Desde una mirada racional, podríamos tender a empatizar con los hombres. ¿Qué sentido tendría traer niños al mundo en esa situación? Los varones serían asesinados al nacer y, al no haber hombres hebreos, las niñas se casarían necesariamente con egipcios. Por eso el Talmud declara que la liberación de Egipto se debió al mérito de las mujeres justas de aquella generación (Sotá 12a) que apostaron por un futuro que, de tan incierto, parecía inexistente. No solo apostaron por la salvación, hicieron que la salvación fuera posible.
El rito del Brit Milá tiene un simbolismo muy fuerte en este sentido: antes de su incorporación al Pacto de Abraham, el niño es colocado por unos instantes en la silla del profeta Eliahu. Según el Tanaj (II Reyes 2:11) Eliahu no murió, sino que fue llevado al cielo para que pueda anunciar, cuando llegue el momento, la venida del Mashíaj. Al poner a nuestros hijos en la silla de Eliahu, estamos tomando conciencia de que este niño podría llegar a ser el Mashíaj; y estamos expresando nuestro deseo, nuestra esperanza, de que pueda ser un agente de cambio que nos ayude a alcanzar un mundo mejor.
Cada niño y cada niña que nace llega con un propósito: ayudar a los adultos que lo reciben a mejorar el mundo, unirse a ellos en la cadena de buenas acciones que aporten a la creación de una sociedad más justa y amigable. Negarse a que se sumen a la tarea es darla por perdida antes de comenzarla. Si Moshé no hubiera nacido, no habría habido éxodo de Egipto, no habría habido salvación. Si multiplicamos esta idea por todos los seres humanos, lograríamos ver a cada persona como una apuesta por el éxito de la misión de tikún olam.

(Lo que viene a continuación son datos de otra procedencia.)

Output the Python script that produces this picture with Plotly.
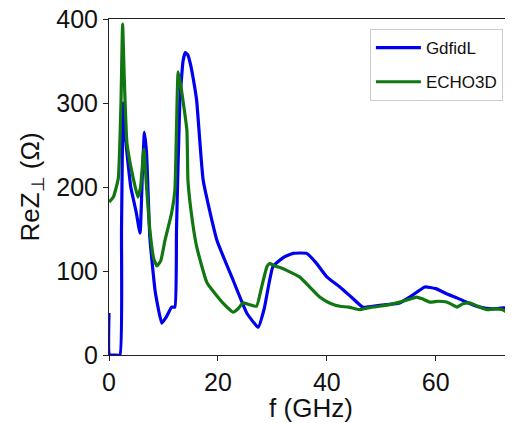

Pirkei Avot 2:21 nos dice: “No estás obligado a concluir la tarea, pero no estás exento de la obligación de comenzarla”. Al focalizarnos en la magnitud de las falencias de nuestra sociedad, podríamos caer en el desánimo. Sin embargo, el judaísmo nos dice que el intento vale la pena.
¿Da miedo el futuro? A veces sí. Como todos los miedos, el miedo al futuro nos ofrece dos caminos alternativos. Podemos rendirnos ante él, decidir que el mundo está irremediablemente perdido, bajar los brazos y dejar que la desesperanza se apodere de todo. Pero también existe la otra opción. Asumir que siempre persiste una chispa de esperanza, aun dentro de la desesperanza.
No podemos darles a nuestros hijos un mundo perfecto, una sociedad ideal. Pero sí podemos hacerlos crecer dentro de una comunidad acogedora que les provea de un marco valórico cercano a esa sociedad ideal a la que aspiramos. Podemos enseñarles un estilo de vida acorde a estos valores. Como judíos, tenemos claro el camino. Podemos educar a nuestros hijos en una vida de mitzvot, donde cada acción esté imbuida de respeto hacia todos los seres humanos; una vida de tradiciones que nos recuerden que debemos plasmar esos valores en la vida cotidiana. Y, sin dejar de estar conectados con quienes son diferentes, podemos rodearnos de gente con la que compartamos valores y así unirnos en un proyecto comunitario que haga la tarea más fácil y más grata.
Cada persona debe ser un agente de cambio para el bien. Cada niño que nace trae la esperanza de que la tarea es posible. El judaísmo nos impone la obligación de convertirnos en socios de D´s en la creación, aportando al proyecto de tikún olam. Todos, tanto nosotros como nuestros hijos, debemos impulsar el cambio y ser un aporte fundamental en la dirección correcta.